By 7:30 on the 11th they had reached the summit. Skies were a clear blue, the wind was minimal, but it was cold.
“I had a small thermometer on my pack,” Bagnulo said. “It was bottomed out at minus 40 degrees Fahrenheit.”
Another mountaineer, a man from Romania that Bagnulo knows only as George, was with them.
Bagnulo said he and Yeo had planned to leave the advanced base camp on the North Face of Everest on May 7 or 8 to make their summit attempt. Then Watson, who had climbed Everest previously and only recently gave up plans to make an ascent on a yet-to-be-climbed route called the Fantasy Ridge, said if they’d delay by a couple of days he’d join them. Seeing safety in numbers, Yeo and Bagnulo quickly agreed.

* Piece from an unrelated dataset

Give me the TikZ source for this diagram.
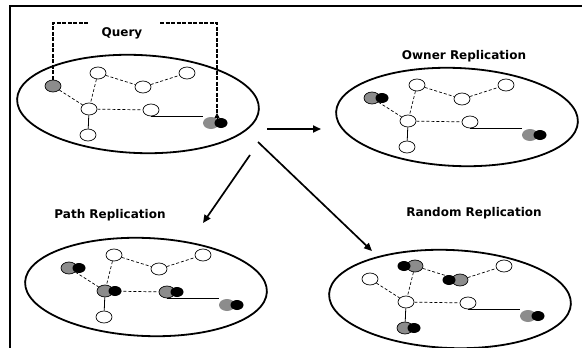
\documentclass[tikz,border=0pt]{standalone}
\usepackage{fontspec}
\newfontfamily\labelfont{DejaVu Sans}
\usetikzlibrary{shapes.geometric,arrows.meta,calc}

\tikzset{
  ring/.style={draw, ellipse, line width=1.8pt, minimum width=242pt, minimum height=98pt, inner sep=0pt, rotate=-2.4},
  peer/.style={draw, ellipse, line width=0.7pt, fill=white, minimum width=16pt, minimum height=12pt, inner sep=0pt},
  holder/.style={peer, fill={rgb,255:red,140;green,140;blue,140}},
  replica/.style={ellipse, fill=black, minimum width=13pt, minimum height=10pt, inner sep=0pt},
  link/.style={line width=0.7pt, dash pattern=on 3pt off 2pt},
  solidlink/.style={line width=0.8pt},
  datalink/.style={line width=1.1pt},
  querypath/.style={line width=1.1pt, dash pattern=on 4pt off 1.5pt},
  flow/.style={line width=1.7pt, -{Triangle[length=8pt,width=7pt]}},
  caption/.style={font=\labelfont\bfseries\fontsize{12}{14}\selectfont, inner sep=0pt},
  frame/.style={line width=1.6pt}
}

% overlay links between the peers of one network
\newcommand{\netlinks}[1]{%
  \draw[link] (#1a) -- (#1e);
  \draw[link] (#1b) -- (#1e);
  \draw[link] (#1b) -- (#1c);
  \draw[link] (#1c) -- (#1d);
  \draw[link] (#1e) -- (#1f);
  \draw[solidlink] (#1e) -- (#1g);
  \draw[datalink] (#1f.south) -- (#1f.south -| #1h.west);
}

\begin{document}
\begin{tikzpicture}[x=1pt, y=-1pt]
\useasboundingbox (0,0) rectangle (582,348);

% frame
\coordinate (fl) at (10,348);
\coordinate (ftl) at (10,6);
\coordinate (ftr) at (582,6);
\draw[frame] (fl) -- (ftl) -- (ftr);

% ---------- initial query ----------
\node[ring] (ring1) at (138,104) {};
\node[holder] (n1a) at (53,86) {};
\node[peer] (n1b) at (98,73) {};
\node[peer] (n1c) at (143,87) {};
\node[peer] (n1d) at (187,73) {};
\node[peer] (n1e) at (89,109) {};
\node[peer] (n1f) at (151,110) {};
\node[peer] (n1g) at (88,135) {};
\node[holder, draw=none] (n1h) at (211,123) {};
\node[replica] (n1hr) at ([xshift=10pt]n1h.center) {};
\netlinks{n1}

\node[caption] (query) at (122,33) {Query};
\coordinate (qa) at (53,23);
\coordinate (qb) at (88,23);
\coordinate (qc) at (160,23);
\coordinate (qd) at (217,23);
\coordinate (qe) at (217,113);
\draw[querypath] (n1a.north) -- (qa) -- (qb);
\draw[querypath] (qc) -- (qd) -- (qe);
\draw[line width=0.8pt, -{Triangle[length=5pt,width=5pt]}] ([yshift=-6pt]qe) -- (qe);

% ---------- owner replication ----------
\node[caption] (owner) at (464,56) {Owner Replication};
\begin{scope}[shift={(319,12)}]
\node[ring] (ring2) at (138,105) {};
\node[holder] (n2a) at (53,86) {};
\node[peer] (n2b) at (98,73) {};
\node[peer] (n2c) at (143,87) {};
\node[peer] (n2d) at (187,73) {};
\node[peer] (n2e) at (89,109) {};
\node[peer] (n2f) at (151,110) {};
\node[peer] (n2g) at (88,135) {};
\node[holder, draw=none] (n2h) at (211,123) {};
\node[replica] (n2ar) at ([xshift=10pt]n2a.center) {};
\node[replica] (n2hr) at ([xshift=10pt]n2h.center) {};
\netlinks{n2}
\end{scope}

% ---------- path replication ----------
\node[caption] (path) at (110,215) {Path Replication};
\begin{scope}[shift={(16,182)}]
\node[ring] (ring3) at (130,105) {};
\node[holder] (n3a) at (53,86) {};
\node[peer] (n3b) at (98,73) {};
\node[peer] (n3c) at (143,87) {};
\node[peer] (n3d) at (187,73) {};
\node[holder] (n3e) at (89,109) {};
\node[holder] (n3f) at (151,110) {};
\node[peer] (n3g) at (88,135) {};
\node[holder, draw=none] (n3h) at (211,123) {};
\node[replica] (n3ar) at ([xshift=10pt]n3a.center) {};
\node[replica] (n3er) at ([xshift=10pt]n3e.center) {};
\node[replica] (n3fr) at ([xshift=10pt]n3f.center) {};
\node[replica] (n3hr) at ([xshift=10pt]n3h.center) {};
\netlinks{n3}
\end{scope}

% ---------- random replication ----------
\node[caption] (random) at (474,213) {Random Replication};
\begin{scope}[shift={(317,193)}]
\node[ring] (ring4) at (133,106) {};
\node[peer] (n4a) at (53,86) {};
\node[holder] (n4b) at (98,73) {};
\node[holder] (n4c) at (143,87) {};
\node[peer] (n4d) at (187,73) {};
\node[peer] (n4e) at (89,109) {};
\node[peer] (n4f) at (151,110) {};
\node[holder] (n4g) at (88,135) {};
\node[holder, draw=none] (n4h) at (211,123) {};
\node[replica] (n4br) at ([xshift=-11pt]n4b.center) {};
\node[replica] (n4cr) at ([xshift=-11pt]n4c.center) {};
\node[replica] (n4gr) at ([xshift=9pt]n4g.center) {};
\node[replica] (n4hr) at ([xshift=10pt]n4h.center) {};
\netlinks{n4}
\end{scope}

% ---------- transitions ----------
\coordinate (s1) at (267,129);
\coordinate (t1) at (321,129);
\coordinate (s2) at (250,155);
\coordinate (t2) at (203,223);
\coordinate (s3) at (258,142);
\coordinate (t3) at (372,251);
\draw[flow] (s1) -- (t1);
\draw[flow] (s2) -- (t2);
\draw[flow] (s3) -- (t3);
\end{tikzpicture}
\end{document}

As it turned out, with Yeo forced to turn around, Bagnulo was able to continue on with Watson’s company.
Apart from the trouble with the piton on the second “Step,” the climb was incident-free.
Next up …
The same can’t be said of the trip home. Bagnulo’s flight was delayed for 11 hours in Delhi, India, contributing to the sense of sleep deprivation he was feeling Wednesday.
The mountaineer says he plans on putting together a slide show of photos taken on the Everest expedition, and may offer some lectures as well.

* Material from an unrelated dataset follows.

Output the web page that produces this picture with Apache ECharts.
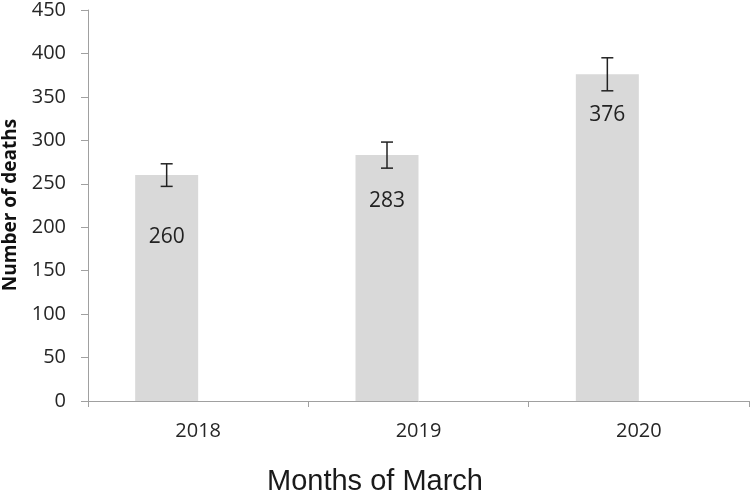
<!DOCTYPE html>
<html>
<head>
<meta charset="utf-8">
<script src="https://cdn.jsdelivr.net/npm/echarts@6/dist/echarts.min.js"></script>
<style>html,body{margin:0;padding:0;background:#fff;}#c{width:750px;height:493px;}</style>
</head>
<body>
<div id="c"></div>
<script>
const categories = ['2018', '2019', '2020'];
const deaths = [260, 283, 376];
const errLow = [247, 268, 357];
const errHigh = [273, 298, 395];
const yTicks = { min: 0, max: 450, interval: 50 };

const BAR_W = 63;
const labelDist = [51, 35, 30];

const chart = echarts.init(document.getElementById('c'), null, { renderer: 'canvas' });
const font = 'Open Sans';
chart.setOption({
  animation: false,
  backgroundColor: '#fff',
  grid: { left: 88, right: 1, top: 8, bottom: 92, containLabel: false },
  xAxis: {
    type: 'category',
    data: categories,
    axisLine: { lineStyle: { color: '#a0a0a0', width: 1 } },
    axisTick: { show: true, length: 6, lineStyle: { color: '#a0a0a0' } },
    axisLabel: { color: '#262626', fontFamily: font, fontSize: 20, margin: 20 }
  },
  yAxis: {
    type: 'value',
    min: yTicks.min, max: yTicks.max, interval: yTicks.interval,
    splitLine: { show: false },
    axisLine: { show: true, lineStyle: { color: '#a0a0a0', width: 1 } },
    axisTick: { show: true, length: 7, lineStyle: { color: '#a0a0a0' } },
    axisLabel: { color: '#262626', fontFamily: font, fontSize: 20, margin: 22 }
  },
  graphic: [
    {
      type: 'text', x: 375, y: 482,
      style: { text: 'Months of March', font: '29px "Liberation Sans", Arial, sans-serif', fill: '#1a1a1a', align: 'center', verticalAlign: 'middle' }
    },
    {
      type: 'text', x: 11, y: 205, rotation: Math.PI / 2,
      style: { text: 'Number of deaths', font: 'bold 19px "Open Sans", sans-serif', fill: '#111', align: 'center', verticalAlign: 'middle' }
    }
  ],
  series: [
    {
      type: 'bar',
      data: deaths.map((v, i) => ({
        value: v,
        label: { show: true, position: 'insideTop', distance: labelDist[i] }
      })),
      barWidth: BAR_W,
      barGap: '0%',
      itemStyle: { color: '#d9d9d9' },
      label: { color: '#222', fontFamily: font, fontSize: 21 }
    },
    {
      type: 'bar',
      data: deaths.map(() => '-'),
      barWidth: BAR_W,
      barGap: '0%'
    },
    {
      type: 'custom',
      data: categories.map((c, i) => [i, errLow[i], errHigh[i]]),
      renderItem: function (params, api) {
        const i = api.value(0);
        const lo = api.coord([i, api.value(1)]);
        const hi = api.coord([i, api.value(2)]);
        const x = lo[0] - BAR_W / 2;
        const cap = 6;
        const st = { stroke: '#222', lineWidth: 1.5 };
        return {
          type: 'group',
          children: [
            { type: 'line', shape: { x1: x, y1: hi[1], x2: x, y2: lo[1] }, style: st },
            { type: 'line', shape: { x1: x - cap, y1: hi[1], x2: x + cap, y2: hi[1] }, style: st },
            { type: 'line', shape: { x1: x - cap, y1: lo[1], x2: x + cap, y2: lo[1] }, style: st }
          ]
        };
      },
      z: 5
    }
  ]
});
</script>
</body>
</html>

A nutrition expert, he said he’ll also make his high mountain diet available by e-mail to anyone who wants to follow it.
And next up for the man who’s put Everest under his belt: Well, he and Watson have discussed possibly climbing the world’s No. 2 peak, 28,251-foot-high K2 in Pakistan.
Or, Bagnulo says there’s always the “Seven Summits.” That’s the highest mountain on each of the seven continents. He’s already got Everest in Asia, Denali in Alaska and 22,840-foot-high Aconcagua in Argentina on his done those list.
And, he notes, Joanna could join him on a climb Kilimanjaro in Tanzania, one of those still on the to-do list.